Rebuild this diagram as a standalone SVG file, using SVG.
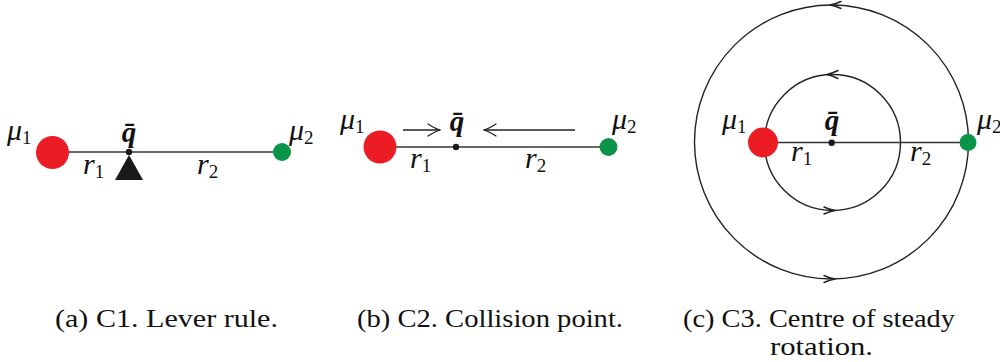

---

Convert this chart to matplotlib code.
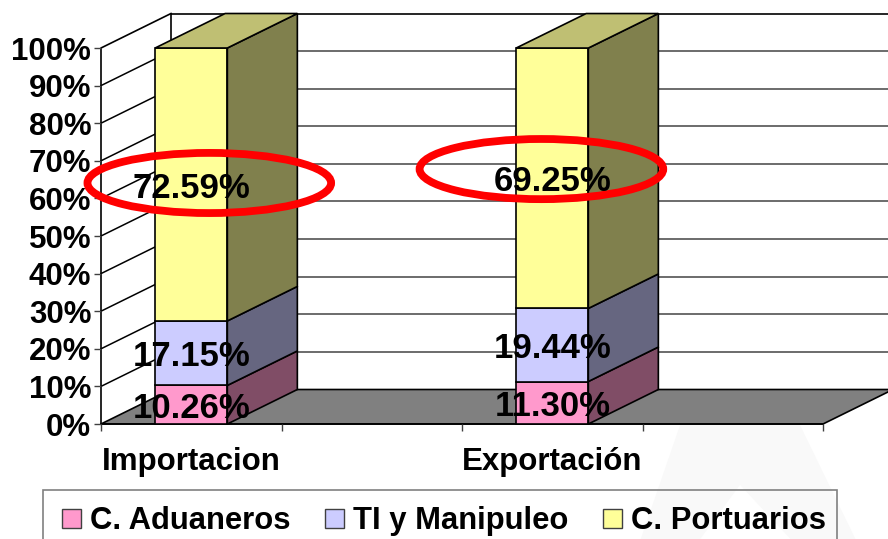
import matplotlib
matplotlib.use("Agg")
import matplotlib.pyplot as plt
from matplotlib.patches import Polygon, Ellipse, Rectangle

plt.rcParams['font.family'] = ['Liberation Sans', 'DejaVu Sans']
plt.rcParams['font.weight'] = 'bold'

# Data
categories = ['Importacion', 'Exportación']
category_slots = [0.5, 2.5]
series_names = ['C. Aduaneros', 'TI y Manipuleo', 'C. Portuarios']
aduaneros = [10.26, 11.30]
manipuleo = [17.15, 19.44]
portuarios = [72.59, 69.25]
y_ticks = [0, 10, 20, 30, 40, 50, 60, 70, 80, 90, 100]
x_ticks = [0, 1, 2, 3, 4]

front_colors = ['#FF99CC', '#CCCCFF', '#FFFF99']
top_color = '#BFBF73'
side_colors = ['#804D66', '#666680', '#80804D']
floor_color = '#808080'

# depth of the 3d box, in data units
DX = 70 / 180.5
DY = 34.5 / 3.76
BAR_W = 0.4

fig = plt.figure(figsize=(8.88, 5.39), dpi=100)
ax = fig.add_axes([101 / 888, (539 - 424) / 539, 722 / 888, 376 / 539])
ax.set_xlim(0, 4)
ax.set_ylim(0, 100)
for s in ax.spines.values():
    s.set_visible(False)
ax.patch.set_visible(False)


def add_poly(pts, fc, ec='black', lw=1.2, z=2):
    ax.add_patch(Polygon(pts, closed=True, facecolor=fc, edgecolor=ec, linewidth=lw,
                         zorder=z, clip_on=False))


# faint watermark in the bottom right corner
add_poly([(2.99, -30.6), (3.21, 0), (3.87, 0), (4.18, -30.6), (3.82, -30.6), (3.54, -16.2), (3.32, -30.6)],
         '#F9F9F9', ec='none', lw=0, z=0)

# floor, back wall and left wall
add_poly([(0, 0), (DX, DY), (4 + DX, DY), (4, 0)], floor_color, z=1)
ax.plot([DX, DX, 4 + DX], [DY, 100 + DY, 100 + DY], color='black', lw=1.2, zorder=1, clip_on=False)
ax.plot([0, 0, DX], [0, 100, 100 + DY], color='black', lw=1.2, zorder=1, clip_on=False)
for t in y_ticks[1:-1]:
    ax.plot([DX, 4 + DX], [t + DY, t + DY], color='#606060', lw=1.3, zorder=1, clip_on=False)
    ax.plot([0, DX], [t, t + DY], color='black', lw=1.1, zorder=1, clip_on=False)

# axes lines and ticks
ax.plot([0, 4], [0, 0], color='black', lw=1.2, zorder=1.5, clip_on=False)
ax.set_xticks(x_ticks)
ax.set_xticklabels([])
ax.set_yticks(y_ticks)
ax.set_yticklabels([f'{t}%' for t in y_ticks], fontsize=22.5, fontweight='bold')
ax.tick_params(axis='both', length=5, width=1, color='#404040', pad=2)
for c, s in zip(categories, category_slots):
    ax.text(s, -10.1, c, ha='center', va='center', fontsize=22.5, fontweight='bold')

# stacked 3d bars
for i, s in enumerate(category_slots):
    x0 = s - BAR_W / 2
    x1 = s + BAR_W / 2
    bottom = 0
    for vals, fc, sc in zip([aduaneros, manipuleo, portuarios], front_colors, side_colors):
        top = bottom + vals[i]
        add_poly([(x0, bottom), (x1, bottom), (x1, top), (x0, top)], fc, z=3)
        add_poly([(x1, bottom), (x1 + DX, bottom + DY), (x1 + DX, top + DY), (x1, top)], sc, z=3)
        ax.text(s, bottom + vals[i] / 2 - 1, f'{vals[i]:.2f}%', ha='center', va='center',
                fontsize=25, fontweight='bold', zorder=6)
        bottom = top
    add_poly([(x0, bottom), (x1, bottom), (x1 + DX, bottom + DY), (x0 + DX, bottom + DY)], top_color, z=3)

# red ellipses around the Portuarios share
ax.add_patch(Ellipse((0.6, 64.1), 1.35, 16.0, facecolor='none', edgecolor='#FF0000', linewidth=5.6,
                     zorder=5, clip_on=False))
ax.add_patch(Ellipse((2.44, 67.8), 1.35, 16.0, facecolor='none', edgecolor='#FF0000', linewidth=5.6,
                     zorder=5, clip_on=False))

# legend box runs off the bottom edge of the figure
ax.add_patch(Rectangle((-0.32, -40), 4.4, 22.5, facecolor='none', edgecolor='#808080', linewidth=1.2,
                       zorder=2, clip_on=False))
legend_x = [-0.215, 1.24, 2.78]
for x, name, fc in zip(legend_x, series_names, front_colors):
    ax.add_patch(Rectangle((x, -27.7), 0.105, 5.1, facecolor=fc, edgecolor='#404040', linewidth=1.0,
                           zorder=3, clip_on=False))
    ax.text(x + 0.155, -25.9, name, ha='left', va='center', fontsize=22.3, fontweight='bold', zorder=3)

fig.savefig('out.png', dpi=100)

* * *

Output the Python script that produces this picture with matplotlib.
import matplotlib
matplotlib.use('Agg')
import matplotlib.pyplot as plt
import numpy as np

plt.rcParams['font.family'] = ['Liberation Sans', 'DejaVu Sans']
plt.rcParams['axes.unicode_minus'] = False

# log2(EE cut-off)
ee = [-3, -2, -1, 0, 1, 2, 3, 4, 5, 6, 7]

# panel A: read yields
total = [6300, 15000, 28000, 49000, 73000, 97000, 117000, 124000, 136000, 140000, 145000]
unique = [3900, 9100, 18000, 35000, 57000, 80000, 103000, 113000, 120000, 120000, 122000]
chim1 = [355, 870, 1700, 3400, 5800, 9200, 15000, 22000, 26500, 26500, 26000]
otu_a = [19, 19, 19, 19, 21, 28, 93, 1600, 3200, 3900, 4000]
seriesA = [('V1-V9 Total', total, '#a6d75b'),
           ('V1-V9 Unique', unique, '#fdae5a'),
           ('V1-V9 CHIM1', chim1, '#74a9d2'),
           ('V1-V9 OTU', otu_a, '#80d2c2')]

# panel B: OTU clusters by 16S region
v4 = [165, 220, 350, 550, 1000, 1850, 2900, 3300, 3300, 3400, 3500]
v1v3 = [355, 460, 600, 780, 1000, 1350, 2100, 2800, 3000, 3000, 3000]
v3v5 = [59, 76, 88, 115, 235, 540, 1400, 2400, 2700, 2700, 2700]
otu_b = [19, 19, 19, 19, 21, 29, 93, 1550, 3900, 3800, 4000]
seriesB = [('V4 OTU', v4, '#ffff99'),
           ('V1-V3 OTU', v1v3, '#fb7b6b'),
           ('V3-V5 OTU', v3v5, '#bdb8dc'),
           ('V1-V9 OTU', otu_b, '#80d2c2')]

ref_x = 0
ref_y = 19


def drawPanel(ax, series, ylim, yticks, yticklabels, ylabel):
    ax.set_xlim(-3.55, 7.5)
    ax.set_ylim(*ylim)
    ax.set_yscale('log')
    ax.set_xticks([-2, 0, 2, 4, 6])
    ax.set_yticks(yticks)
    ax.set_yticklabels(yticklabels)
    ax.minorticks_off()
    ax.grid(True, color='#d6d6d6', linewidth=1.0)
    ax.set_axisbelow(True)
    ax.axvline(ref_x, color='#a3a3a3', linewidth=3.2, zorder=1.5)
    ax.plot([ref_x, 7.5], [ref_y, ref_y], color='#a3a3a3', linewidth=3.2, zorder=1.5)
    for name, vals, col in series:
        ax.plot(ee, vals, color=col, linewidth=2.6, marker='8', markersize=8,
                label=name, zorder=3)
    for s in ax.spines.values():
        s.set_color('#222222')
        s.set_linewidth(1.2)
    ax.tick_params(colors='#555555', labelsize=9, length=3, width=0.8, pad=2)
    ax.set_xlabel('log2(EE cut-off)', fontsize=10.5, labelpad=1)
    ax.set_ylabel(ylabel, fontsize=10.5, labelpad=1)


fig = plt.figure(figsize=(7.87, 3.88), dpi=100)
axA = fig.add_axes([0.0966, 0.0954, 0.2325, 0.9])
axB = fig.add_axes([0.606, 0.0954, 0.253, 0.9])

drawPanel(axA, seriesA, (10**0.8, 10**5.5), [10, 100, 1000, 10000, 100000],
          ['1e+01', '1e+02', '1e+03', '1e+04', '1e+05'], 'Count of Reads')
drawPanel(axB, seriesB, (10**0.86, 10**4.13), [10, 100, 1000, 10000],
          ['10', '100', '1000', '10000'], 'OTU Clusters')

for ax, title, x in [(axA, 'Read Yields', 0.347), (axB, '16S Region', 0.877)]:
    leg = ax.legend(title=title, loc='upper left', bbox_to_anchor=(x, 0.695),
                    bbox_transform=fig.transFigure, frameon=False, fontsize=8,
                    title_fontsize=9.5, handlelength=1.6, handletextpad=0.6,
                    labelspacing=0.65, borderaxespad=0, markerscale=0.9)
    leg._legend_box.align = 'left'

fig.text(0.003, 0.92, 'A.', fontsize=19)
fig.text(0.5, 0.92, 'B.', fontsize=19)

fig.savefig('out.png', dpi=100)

=== Request ===
Copy exactly the stretch of lines from the one containing "Convert this chart to matplotlib code." through the one containing "plt.rcParams['font.weight'] = 'bold'", both included. Leave out any pictures.

=== Result for this exercise ===
Convert this chart to matplotlib code.
import matplotlib
matplotlib.use("Agg")
import matplotlib.pyplot as plt
from matplotlib.patches import Polygon, Ellipse, Rectangle

plt.rcParams['font.family'] = ['Liberation Sans', 'DejaVu Sans']
plt.rcParams['font.weight'] = 'bold'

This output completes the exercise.